The Sages worry about the "sides of the knife." Even if you aim perfectly, the knife has width. It has mass. It has the potential to singe the very thing you are trying to nourish. This is a profound admission of human limitation: You cannot act in the world without creating side effects.

Think about your career or your family life. You might be the "provider" (the slaughterer), but the way you provide might be "white hot" (stressful, demanding, all-consuming). The Gemara doesn't tell you to stop using the knife; it tells you to understand the physics of your actions. It suggests that if you are aware that your "knife" is hot, you have to be mindful of how the tissue "parts." In human terms: if you are bringing a high-intensity energy into a conversation or a project, you must create space for that energy to dissipate. If you don't "part the sides"—if you don't allow for the emotional cooling of the space—you are leaving behind a trail of treifa, or damaged, unrecoverable relationships.

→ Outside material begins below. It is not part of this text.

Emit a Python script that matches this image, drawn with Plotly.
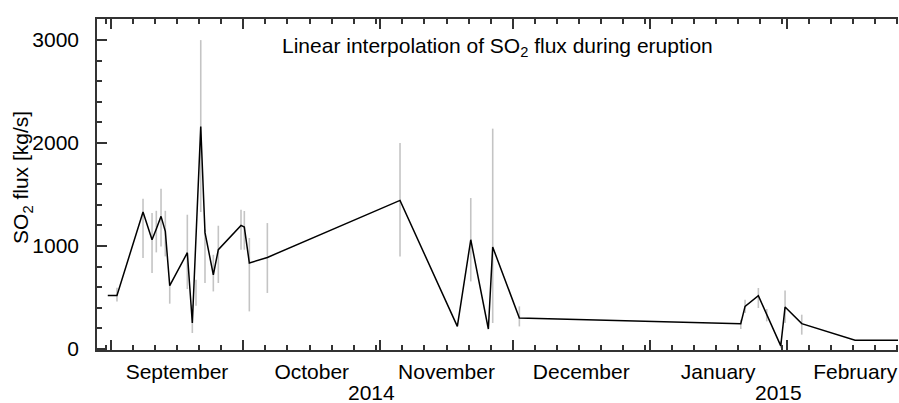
import plotly.graph_objects as go

# --- interpolated flux line ---
line_dates = [
    "2014-08-31 08:00", "2014-09-02 10:00", "2014-09-08 07:30", "2014-09-10 08:30",
    "2014-09-11 07:40", "2014-09-12 09:20", "2014-09-13 08:40", "2014-09-14 08:30",
    "2014-09-18 08:10", "2014-09-19 11:20", "2014-09-21 09:00", "2014-09-22 08:10",
    "2014-09-24 05:20", "2014-09-25 08:30", "2014-09-30 11:45", "2014-10-01 05:45",
    "2014-10-02 09:00", "2014-10-06 10:50", "2014-11-05 11:30", "2014-11-18 10:50",
    "2014-11-21 11:45", "2014-11-25 11:20", "2014-11-26 11:00", "2014-12-02 11:45",
    "2015-01-21 14:25", "2015-01-22 13:40", "2015-01-25 14:00", "2015-01-27 11:30",
    "2015-01-30 15:40", "2015-01-31 15:00", "2015-02-04 09:40", "2015-02-16 11:20",
    "2015-02-28 00:00",
]
line_flux = [
    520, 520, 1330, 1060, 1165, 1288, 1142, 615, 935, 252, 2160, 1130, 721, 964,
    1200, 1184, 835, 889, 1443, 219, 1061, 194, 990, 301, 246, 414, 517, 330, 30,
    408, 246, 84, 84,
]

# --- measurement ranges (grey bars) ---
bar_dates = [
    "2014-09-02 10:00", "2014-09-08 07:30", "2014-09-10 08:30", "2014-09-11 07:40",
    "2014-09-12 09:20", "2014-09-13 08:40", "2014-09-14 08:30", "2014-09-18 08:10",
    "2014-09-19 11:20", "2014-09-20 07:20", "2014-09-21 09:00", "2014-09-22 08:10",
    "2014-09-24 05:20", "2014-09-25 08:30", "2014-09-30 11:45", "2014-10-01 05:45",
    "2014-10-02 09:00", "2014-10-06 10:50", "2014-11-05 11:30", "2014-11-21 11:45",
    "2014-11-26 11:00", "2014-12-02 11:45", "2015-01-21 14:25", "2015-01-22 13:40",
    "2015-01-25 14:00", "2015-01-27 11:30", "2015-01-30 15:40", "2015-01-31 15:00",
    "2015-02-04 09:40",
]
bar_low = [
    462, 883, 738, 938, 996, 899, 440, 582, 155, 420, 1330, 640, 559, 641, 964, 964,
    365, 544, 899, 656, 252, 219, 194, 350, 398, 268, 10, 252, 139,
]
bar_high = [
    595, 1459, 1320, 1342, 1556, 1342, 620, 1304, 430, 673, 3000, 1160, 915, 1197,
    1352, 1340, 1078, 1223, 2000, 1466, 2140, 414, 284, 479, 592, 388, 74, 569, 333,
]

year_labels = ["2014", "2015"]
year_label_dates = ["2014-10-30 03:00", "2015-01-30 01:00"]

y_major = [0, 1000, 2000, 3000]

# minor x ticks on days 1, 6, 11, 16, 21, 26, 31 of each month
months = [("2014", "08", 31), ("2014", "09", 30), ("2014", "10", 31), ("2014", "11", 30),
          ("2014", "12", 31), ("2015", "01", 31), ("2015", "02", 28)]
minor_x = []
for yr, mo, nd in months:
    for d in (1, 6, 11, 16, 21, 26, 31):
        if d <= nd:
            minor_x.append(f"{yr}-{mo}-{d:02d}")

bx, by = [], []
for d, lo, hi in zip(bar_dates, bar_low, bar_high):
    bx += [d, d, None]
    by += [lo, hi, None]

FONT = "Liberation Sans, Arial, Helvetica, sans-serif"
AX = "#333333"
FS = 21

fig = go.Figure()
fig.add_trace(go.Scatter(x=bx, y=by, mode="lines",
                         line=dict(color="#c4c4c4", width=1.6),
                         hoverinfo="skip", showlegend=False))
fig.add_trace(go.Scatter(x=line_dates, y=line_flux, mode="lines",
                         line=dict(color="black", width=1.5),
                         showlegend=False))

fig.update_layout(
    width=899, height=403,
    margin=dict(l=97, r=1, t=19, b=53),
    plot_bgcolor="white", paper_bgcolor="white",
    font=dict(family=FONT, size=FS, color="black"),
    xaxis=dict(
        range=["2014-08-28 21:30", "2015-02-26 04:30"],
        tickmode="linear", tick0="2014-09-01", dtick="M1",
        tickformat="%B", ticklabelmode="period",
        ticks="inside", ticklen=10, tickwidth=1.5, tickcolor=AX,
        minor=dict(tickmode="array", tickvals=minor_x, ticks="inside",
                   ticklen=5, tickwidth=1.5, tickcolor=AX),
        showline=True, linecolor=AX, linewidth=1.5, mirror="ticks",
        showgrid=False, zeroline=False, automargin=False,
        ticklabelstandoff=2,
        tickfont=dict(size=FS),
    ),
    yaxis=dict(
        range=[-10, 3205],
        tickmode="array", tickvals=y_major,
        ticks="inside", ticklen=10, tickwidth=1.5, tickcolor=AX,
        minor=dict(dtick=200, tick0=0, ticks="inside", ticklen=5,
                   tickwidth=1.5, tickcolor=AX),
        showline=True, linecolor=AX, linewidth=1.5, mirror=False,
        showgrid=False, zeroline=False, automargin=False,
        ticklabelstandoff=12,
        tickfont=dict(size=FS),
    ),
)

fig.add_annotation(text="SO<sub>2</sub> flux [kg/s]", textangle=-90,
                   xref="paper", yref="paper", x=-0.0936, y=0.52,
                   xanchor="center", yanchor="middle", showarrow=False,
                   font=dict(size=FS))

fig.add_annotation(text="Linear interpolation of SO<sub>2</sub> flux during eruption",
                   xref="paper", yref="paper", x=0.5, y=0.915,
                   xanchor="center", yanchor="middle", showarrow=False,
                   font=dict(size=FS))

for lbl, d in zip(year_labels, year_label_dates):
    fig.add_annotation(text=lbl, xref="x", yref="paper", x=d, y=-0.128,
                       xanchor="center", yanchor="middle", showarrow=False,
                       font=dict(size=FS))

# remove the default page margin so the 899x403 figure fills the window exactly
fig.write_html(
    "out.html",
    config={"displayModeBar": False},
    post_script="document.body.style.margin='0';"
                "document.documentElement.style.overflow='hidden';",
)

3. The Logic of the "New Knife"

Later, the text discusses whether a knife used for idol worship can be used to cut meat. It concludes that if the knife is "new" or has been "purged," it is permissible. This isn't just about kitchen ritual; it’s about resetting.

We often carry the "residue" of our bad days into our next task. If you had a fight at work, you carry that "idol" (that anger or preoccupation) into your dinner with your family. The Talmud is teaching us the necessity of the "purge." You need a ritual to strip away the residue of your previous actions so that your current action is "clean." Whether it’s a literal moment of transition—changing your clothes, taking a walk, or simply washing your hands—you need a mechanism to ensure that the "fat of yesterday" doesn't contaminate the "meat of today."

4. The Fear of Confusion

The Sages mandate different knives for meat and forbidden fats, not because the knives are inherently evil, but because they are worried about human error. They assume we are forgetful, distracted, and prone to mixing things up.

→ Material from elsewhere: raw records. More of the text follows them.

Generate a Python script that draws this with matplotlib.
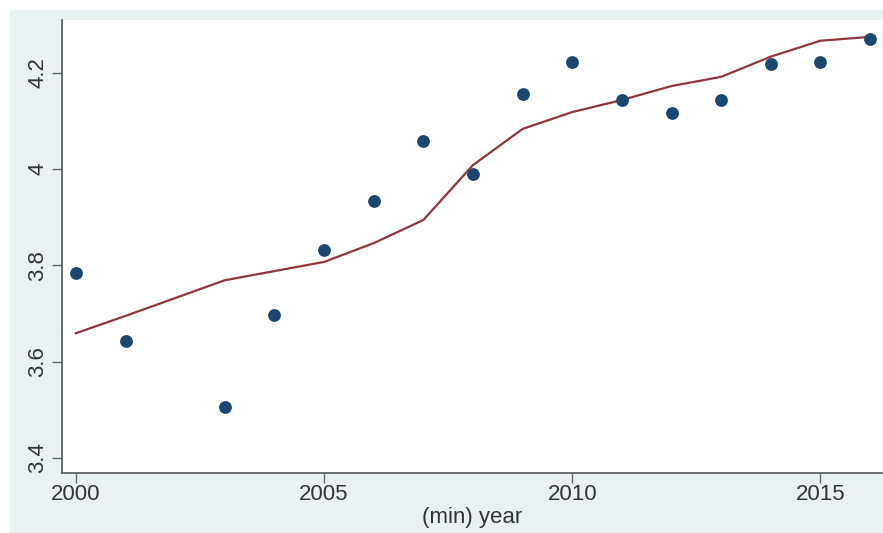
import matplotlib
matplotlib.use("Agg")
import matplotlib.pyplot as plt
from matplotlib.patches import Rectangle

# data
years = [2000, 2001, 2003, 2004, 2005, 2006, 2007, 2008,
         2009, 2010, 2011, 2012, 2013, 2014, 2015, 2016]
values = [3.784, 3.643, 3.506, 3.697, 3.832, 3.934, 4.058, 3.990,
          4.156, 4.222, 4.143, 4.116, 4.143, 4.218, 4.222, 4.270]
smooth = [3.659, 3.695, 3.769, 3.788, 3.807, 3.846, 3.894, 4.008,
          4.083, 4.118, 4.143, 4.172, 4.191, 4.233, 4.266, 4.274]

x_ticks = [2000, 2005, 2010, 2015]
y_ticks = [3.4, 3.6, 3.8, 4.0, 4.2]
y_labels = ["3.4", "3.6", "3.8", "4", "4.2"]

plt.rcParams["font.family"] = ["Liberation Sans", "DejaVu Sans"]

fig = plt.figure(figsize=(8.83, 5.33), dpi=100)
fig.patch.set_facecolor("white")
# light stata-like outer region
bg = Rectangle((10 / 883, 0), 1, 1 - 10 / 533, transform=fig.transFigure,
               facecolor="#e9f1f2", edgecolor="none")
bg.set_zorder(-10)
fig.add_artist(bg)

ax = fig.add_axes([62 / 883, 1 - 473 / 533, 820 / 883, (473 - 20) / 533])
ax.set_zorder(1)
ax.set_facecolor("white")

ax.scatter(years, values, s=85, color="#1a476f", zorder=3, linewidths=0)
ax.plot(years, smooth, color="#90353b", lw=1.6, zorder=2)

ax.set_xlim(1999.72, 2016.24)
ax.set_ylim(3.369, 4.309)
ax.set_xticks(x_ticks)
ax.set_yticks(y_ticks)
ax.set_yticklabels(y_labels, rotation=90, va="center")
ax.tick_params(labelsize=16, color="#666666", length=7, width=1,
               labelcolor="#333333")
ax.tick_params(axis="x", pad=1)
ax.tick_params(axis="y", pad=3)
ax.set_xlabel("(min) year", fontsize=16, color="#333333", labelpad=1)

for s in ["top", "right"]:
    ax.spines[s].set_visible(False)
for s in ["left", "bottom"]:
    ax.spines[s].set_color("#555555")
    ax.spines[s].set_linewidth(1.2)

fig.savefig("out.png", dpi=100)
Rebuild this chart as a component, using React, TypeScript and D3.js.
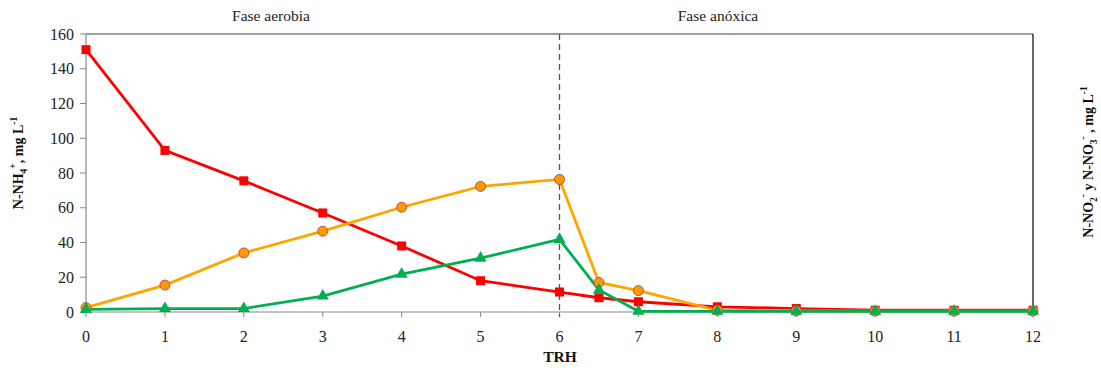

This is the most empathetic part of the Talmud. It doesn't expect you to be a saint who never makes a mistake. It expects you to be a human who will get confused. Therefore, it suggests "conspicuous markers." In your own life, what are your markers? How do you distinguish between your "work" life and your "home" life? How do you distinguish between your "critique" and your "support"? Without a physical marker—a routine, a specific chair, a specific time of day—the lines blur. The Talmud isn't creating rules to make life harder; it’s creating "guardrails" because it knows that the path of least resistance leads to "mixing the fats."

Low-Lift Ritual: The Two-Minute Reset

This week, try the "Two-Knife Practice."

When you move from a high-stress environment (work, social media, a difficult conversation) to a place of nourishment (dinner with family, a hobby, quiet time), you must perform a "purge."

The Practice:

  1. Identify the "Knife": Choose one object that represents your "work" or "stress" (your laptop, your phone, or your work badge).
  2. The Physical Boundary: When you are finished with that task, physically place that object in a drawer or a specific spot.
  3. The Rinse: Take 60 seconds to wash your hands. As you do it, visualize the "residue" of the previous interaction being washed away.
  4. The Shift: Once you leave that spot, you are no longer the "slaughterer" of that specific task. You are "clean" for the next activity.

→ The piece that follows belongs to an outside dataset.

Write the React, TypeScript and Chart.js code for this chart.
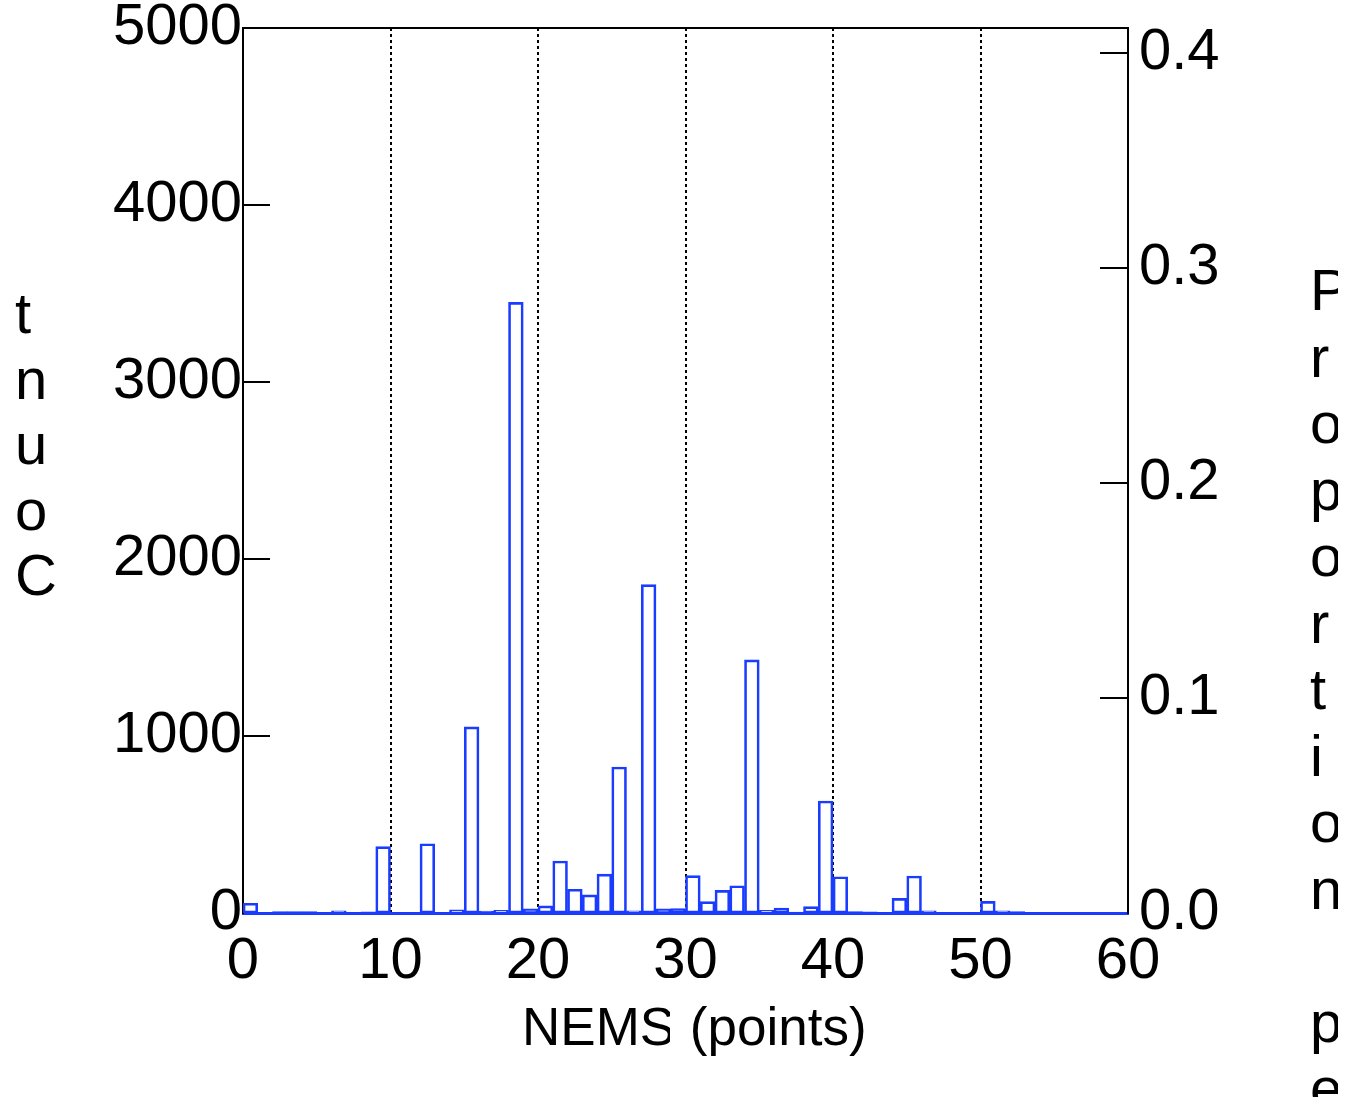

This is a way of acknowledging that you are a person of many roles, and you owe it to yourself and others to not bring the heat of one into the sanctity of the other.

Chevruta Mini

  1. Where in your life have you been "sharp" but accidentally "burned" the people around you?
  2. What is a "conspicuous marker" you could use to prevent your work-stress from "flowing" onto your personal life?

Takeaway

The Sages of Chullin don't care about the knife because they are obsessed with purity; they care about the knife because they are obsessed with precision. They recognize that life is a series of overlapping actions, and if we aren't careful about the order in which we execute our lives—and if we don't intentionally "cool" our tools—we end up damaging the things we love most. You don't have to be perfect; you just have to be intentional about the residue you leave behind.